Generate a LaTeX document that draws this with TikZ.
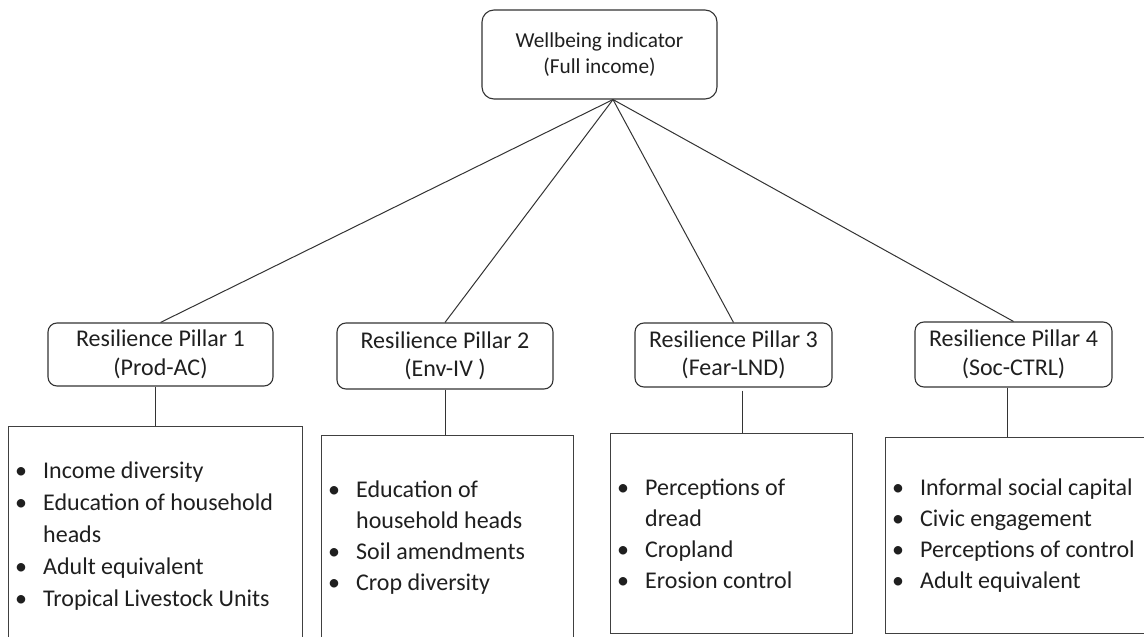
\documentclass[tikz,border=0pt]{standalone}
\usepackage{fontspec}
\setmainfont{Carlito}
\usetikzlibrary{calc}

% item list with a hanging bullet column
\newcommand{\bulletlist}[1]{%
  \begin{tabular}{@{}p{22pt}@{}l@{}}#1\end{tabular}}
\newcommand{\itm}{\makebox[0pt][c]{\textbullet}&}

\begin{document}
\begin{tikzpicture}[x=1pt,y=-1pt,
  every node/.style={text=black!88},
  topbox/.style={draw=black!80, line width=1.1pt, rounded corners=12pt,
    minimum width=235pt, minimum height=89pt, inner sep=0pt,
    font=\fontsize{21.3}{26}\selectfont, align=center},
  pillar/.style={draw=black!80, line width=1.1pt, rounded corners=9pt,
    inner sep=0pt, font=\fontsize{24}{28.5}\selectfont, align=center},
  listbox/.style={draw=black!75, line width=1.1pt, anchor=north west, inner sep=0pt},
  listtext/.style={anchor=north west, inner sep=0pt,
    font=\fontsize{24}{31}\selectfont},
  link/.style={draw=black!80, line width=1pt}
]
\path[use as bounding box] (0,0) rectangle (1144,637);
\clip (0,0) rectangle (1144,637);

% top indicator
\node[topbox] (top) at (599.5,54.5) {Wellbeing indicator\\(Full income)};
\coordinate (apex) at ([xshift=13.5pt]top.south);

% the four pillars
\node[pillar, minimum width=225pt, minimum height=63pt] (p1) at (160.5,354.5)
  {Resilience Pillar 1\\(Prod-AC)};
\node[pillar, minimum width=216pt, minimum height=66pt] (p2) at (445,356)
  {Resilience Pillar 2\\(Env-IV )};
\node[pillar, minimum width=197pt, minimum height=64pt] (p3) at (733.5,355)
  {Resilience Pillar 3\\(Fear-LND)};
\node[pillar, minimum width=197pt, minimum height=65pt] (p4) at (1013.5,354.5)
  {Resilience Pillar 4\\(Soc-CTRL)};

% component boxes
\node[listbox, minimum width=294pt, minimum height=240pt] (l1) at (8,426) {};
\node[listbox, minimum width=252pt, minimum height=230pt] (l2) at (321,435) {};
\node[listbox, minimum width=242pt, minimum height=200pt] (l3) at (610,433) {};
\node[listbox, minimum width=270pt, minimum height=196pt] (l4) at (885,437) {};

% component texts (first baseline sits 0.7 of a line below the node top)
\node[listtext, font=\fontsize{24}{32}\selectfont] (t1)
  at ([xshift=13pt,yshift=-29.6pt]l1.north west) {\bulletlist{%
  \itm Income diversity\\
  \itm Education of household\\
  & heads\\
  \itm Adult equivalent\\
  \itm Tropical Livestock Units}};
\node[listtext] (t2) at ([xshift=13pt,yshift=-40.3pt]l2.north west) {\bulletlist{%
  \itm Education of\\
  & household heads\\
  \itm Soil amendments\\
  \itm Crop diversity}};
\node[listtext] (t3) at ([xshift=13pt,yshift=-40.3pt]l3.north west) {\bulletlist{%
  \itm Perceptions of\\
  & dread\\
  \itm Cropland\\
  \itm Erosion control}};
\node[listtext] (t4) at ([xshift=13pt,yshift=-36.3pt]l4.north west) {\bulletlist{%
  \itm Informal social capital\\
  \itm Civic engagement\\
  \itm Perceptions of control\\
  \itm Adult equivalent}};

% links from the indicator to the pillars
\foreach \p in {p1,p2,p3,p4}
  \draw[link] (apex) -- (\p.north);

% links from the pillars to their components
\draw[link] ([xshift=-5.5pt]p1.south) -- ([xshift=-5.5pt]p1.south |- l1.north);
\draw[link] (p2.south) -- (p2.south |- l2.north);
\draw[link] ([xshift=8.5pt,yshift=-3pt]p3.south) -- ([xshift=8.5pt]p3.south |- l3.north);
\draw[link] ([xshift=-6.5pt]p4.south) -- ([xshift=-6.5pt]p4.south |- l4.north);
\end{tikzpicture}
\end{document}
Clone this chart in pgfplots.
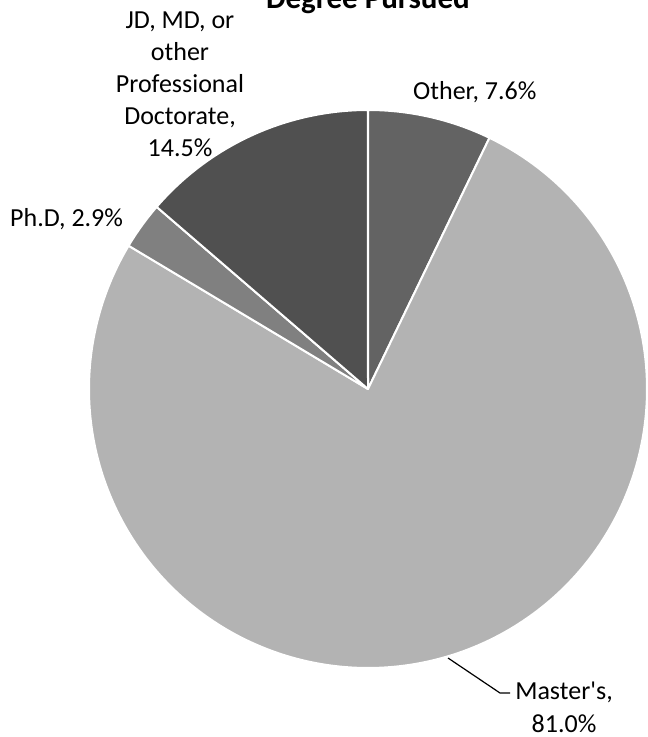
┄┄┄┄┄┄
Problem details >> Read through the data and copy every line where "with" shows up.

Expected answer >>
Generate a LaTeX document that draws this with TikZ.
% item list with a hanging bullet column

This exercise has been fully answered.